* [WHAT TO DO] Skip the pictures. Set down, word for word, the lines from the start of the material up to and including the line with "from matplotlib.legend_handler import".
— Begin INFORMATION SUPPLIED —
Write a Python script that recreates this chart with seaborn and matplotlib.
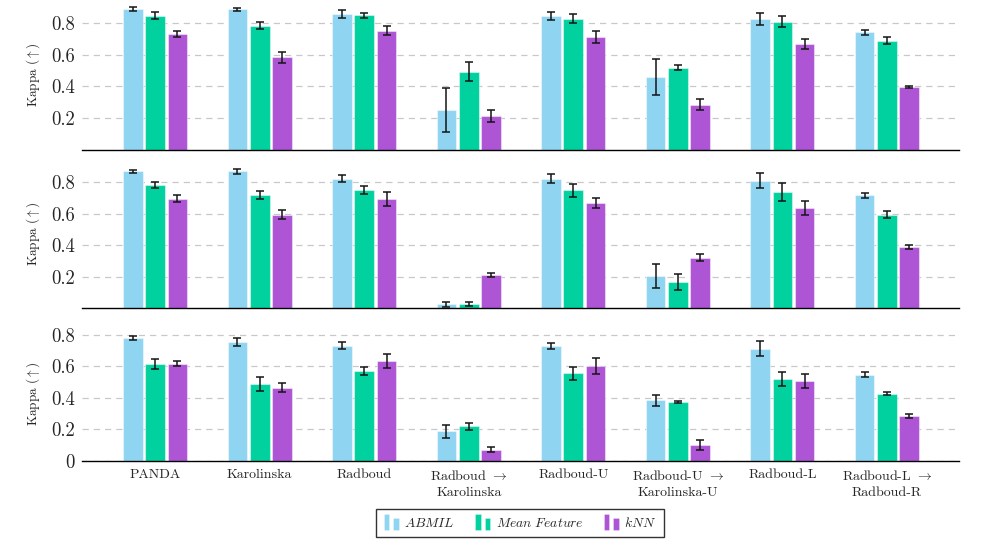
import matplotlib
matplotlib.use("Agg")
import matplotlib.pyplot as plt
import seaborn as sns
import pandas as pd
from matplotlib.patches import Patch, Rectangle
from matplotlib.legend_handler import HandlerBase

# datasets / methods
DATASETS = ["PANDA", "Karolinska", "Radboud", "Radboud $\\rightarrow$\nKarolinska",
            "Radboud-U", "Radboud-U $\\rightarrow$\nKarolinska-U", "Radboud-L",
            "Radboud-L $\\rightarrow$\nRadboud-R"]
METHODS = ["ABMIL", "Mean Feature", "kNN"]
COLORS = ["#8fd4f0", "#00d19f", "#ad55d5"]

# panel 1 (top)
TOP_ABMIL = [0.890, 0.888, 0.857, 0.248, 0.846, 0.461, 0.827, 0.741]
TOP_ABMIL_ERR = [0.013, 0.009, 0.027, 0.139, 0.025, 0.114, 0.037, 0.015]
TOP_MEAN = [0.848, 0.783, 0.850, 0.493, 0.829, 0.518, 0.808, 0.688]
TOP_MEAN_ERR = [0.020, 0.022, 0.017, 0.060, 0.028, 0.018, 0.035, 0.021]
TOP_KNN = [0.730, 0.585, 0.752, 0.215, 0.714, 0.284, 0.669, 0.398]
TOP_KNN_ERR = [0.019, 0.035, 0.027, 0.038, 0.037, 0.037, 0.032, 0.006]

# panel 2 (middle)
MID_ABMIL = [0.869, 0.867, 0.821, 0.025, 0.821, 0.206, 0.808, 0.716]
MID_ABMIL_ERR = [0.010, 0.016, 0.022, 0.018, 0.029, 0.076, 0.049, 0.016]
MID_MEAN = [0.779, 0.718, 0.747, 0.027, 0.747, 0.166, 0.735, 0.594]
MID_MEAN_ERR = [0.019, 0.024, 0.026, 0.014, 0.040, 0.050, 0.056, 0.021]
MID_KNN = [0.695, 0.592, 0.693, 0.211, 0.667, 0.322, 0.634, 0.389]
MID_KNN_ERR = [0.022, 0.028, 0.042, 0.014, 0.029, 0.024, 0.043, 0.011]

# panel 3 (bottom)
BOT_ABMIL = [0.777, 0.754, 0.731, 0.189, 0.726, 0.383, 0.712, 0.547]
BOT_ABMIL_ERR = [0.013, 0.027, 0.022, 0.041, 0.020, 0.037, 0.048, 0.015]
BOT_MEAN = [0.613, 0.486, 0.568, 0.219, 0.554, 0.373, 0.518, 0.427]
BOT_MEAN_ERR = [0.032, 0.043, 0.025, 0.023, 0.042, 0.008, 0.046, 0.007]
BOT_KNN = [0.617, 0.465, 0.634, 0.072, 0.600, 0.101, 0.505, 0.284]
BOT_KNN_ERR = [0.015, 0.031, 0.044, 0.014, 0.052, 0.031, 0.044, 0.011]

PANELS = [
    ([TOP_ABMIL, TOP_MEAN, TOP_KNN], [TOP_ABMIL_ERR, TOP_MEAN_ERR, TOP_KNN_ERR]),
    ([MID_ABMIL, MID_MEAN, MID_KNN], [MID_ABMIL_ERR, MID_MEAN_ERR, MID_KNN_ERR]),
    ([BOT_ABMIL, BOT_MEAN, BOT_KNN], [BOT_ABMIL_ERR, BOT_MEAN_ERR, BOT_KNN_ERR]),
]
YMAX = [0.95, 0.95, 0.85]
YTICKS = [[0.2, 0.4, 0.6, 0.8], [0.2, 0.4, 0.6, 0.8], [0, 0.2, 0.4, 0.6, 0.8]]

sns.set_style("white")
plt.rcParams['font.family'] = ['cmr10', 'DejaVu Serif']
plt.rcParams['mathtext.fontset'] = 'cm'
plt.rcParams['axes.formatter.use_mathtext'] = True

W, H = 985, 556
fig = plt.figure(figsize=(W / 100, H / 100), dpi=100)

SCALE = 158.0            # pixels per kappa unit
BOTTOMS = [149.5, 308.4, 461.0]
LEFT, WIDTH = 82, 877


class TwoBarHandler(HandlerBase):
    # pgfplots style legend image: two small bars, the first a bit taller
    def create_artists(self, legend, orig_handle, xdescent, ydescent,
                       width, height, fontsize, trans):
        c = orig_handle.get_facecolor()
        bw = width * 0.34
        r1 = Rectangle((-xdescent, -ydescent - height * 0.15), bw, height * 1.35,
                       facecolor=c, edgecolor=(1, 1, 1, 0.4), lw=0.5,
                       transform=trans)
        r2 = Rectangle((-xdescent + width * 0.58, -ydescent - height * 0.15), bw,
                       height * 1.0, facecolor=c, edgecolor=(1, 1, 1, 0.4),
                       lw=0.5, transform=trans)
        return [r1, r2]


def make_frame(values, errors):
    rows = []
    for m, vals, errs in zip(METHODS, values, errors):
        for d, v, e in zip(DATASETS, vals, errs):
            rows.append({"dataset": d, "method": m, "kappa": v, "err": e})
    return pd.DataFrame(rows)


for i, (values, errors) in enumerate(PANELS):
    h = YMAX[i] * SCALE
    ax = fig.add_axes([LEFT / W, 1 - BOTTOMS[i] / H, WIDTH / W, h / H])
    df = make_frame(values, errors)
    sns.barplot(data=df, x="dataset", y="kappa", hue="method", order=DATASETS,
                hue_order=METHODS, palette=COLORS, saturation=1,
                errorbar=None, width=0.64, gap=0.12,
                edgecolor=(1, 1, 1, 0.45), linewidth=0.8,
                legend=False, ax=ax, zorder=2)
    for cont, m in zip(ax.containers, METHODS):
        sub = df[df.method == m]
        xs = [b.get_x() + b.get_width() / 2 for b in cont]
        ax.errorbar(xs, sub["kappa"], yerr=sub["err"], fmt="none",
                    ecolor="#151515", elinewidth=1.1, capsize=3, capthick=1.1,
                    zorder=3)
    ax.set_xlim(-0.70, 7.69)
    ax.set_ylim(0, YMAX[i])
    ax.set_yticks(YTICKS[i])
    ax.set_yticklabels([("0" if t == 0 else f"{t:.1f}") for t in YTICKS[i]],
                       fontsize=13.5)
    ax.yaxis.grid(True, linestyle=(0, (5, 4)), color="#c8c8c8", lw=0.9,
                  zorder=0)
    ax.set_axisbelow(True)
    ax.set_ylabel("Kappa ($\\uparrow$)", fontsize=9.5)
    ax.yaxis.set_label_coords(-0.046, 0.5)
    for s in ["top", "left", "right"]:
        ax.spines[s].set_visible(False)
    ax.spines["bottom"].set_color("black")
    ax.spines["bottom"].set_linewidth(1.0)
    ax.tick_params(axis="y", length=0, pad=5)
    ax.set_xlabel("")
    if i < 2:
        ax.set_xticklabels([])
        ax.tick_params(axis="x", length=2, width=0.6, colors="#444444")
    else:
        ax.set_xticklabels(DATASETS, fontsize=10, linespacing=1.4)
        ax.tick_params(axis="x", length=2, width=0.6, pad=4)

handles = [Patch(facecolor=c) for c in COLORS]
labels = ["$\\mathit{ABMIL}$", "$\\mathit{Mean\\ Feature}$", "$\\mathit{kNN}$"]
leg = fig.legend(handles, labels, loc="center",
                 bbox_to_anchor=(520 / W, 1 - 523 / H),
                 ncol=3, fontsize=9.8, frameon=True, fancybox=False,
                 edgecolor="black", handler_map={Patch: TwoBarHandler()},
                 handlelength=1.2, handleheight=0.9, columnspacing=1.5,
                 handletextpad=0.3, borderpad=0.55)
leg.get_frame().set_linewidth(1.0)

fig.savefig("out.png", dpi=100)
— End INFORMATION SUPPLIED —
* [THE REPLY]
Write a Python script that recreates this chart with seaborn and matplotlib.
import matplotlib
matplotlib.use("Agg")
import matplotlib.pyplot as plt
import seaborn as sns
import pandas as pd
from matplotlib.patches import Patch, Rectangle
from matplotlib.legend_handler import HandlerBase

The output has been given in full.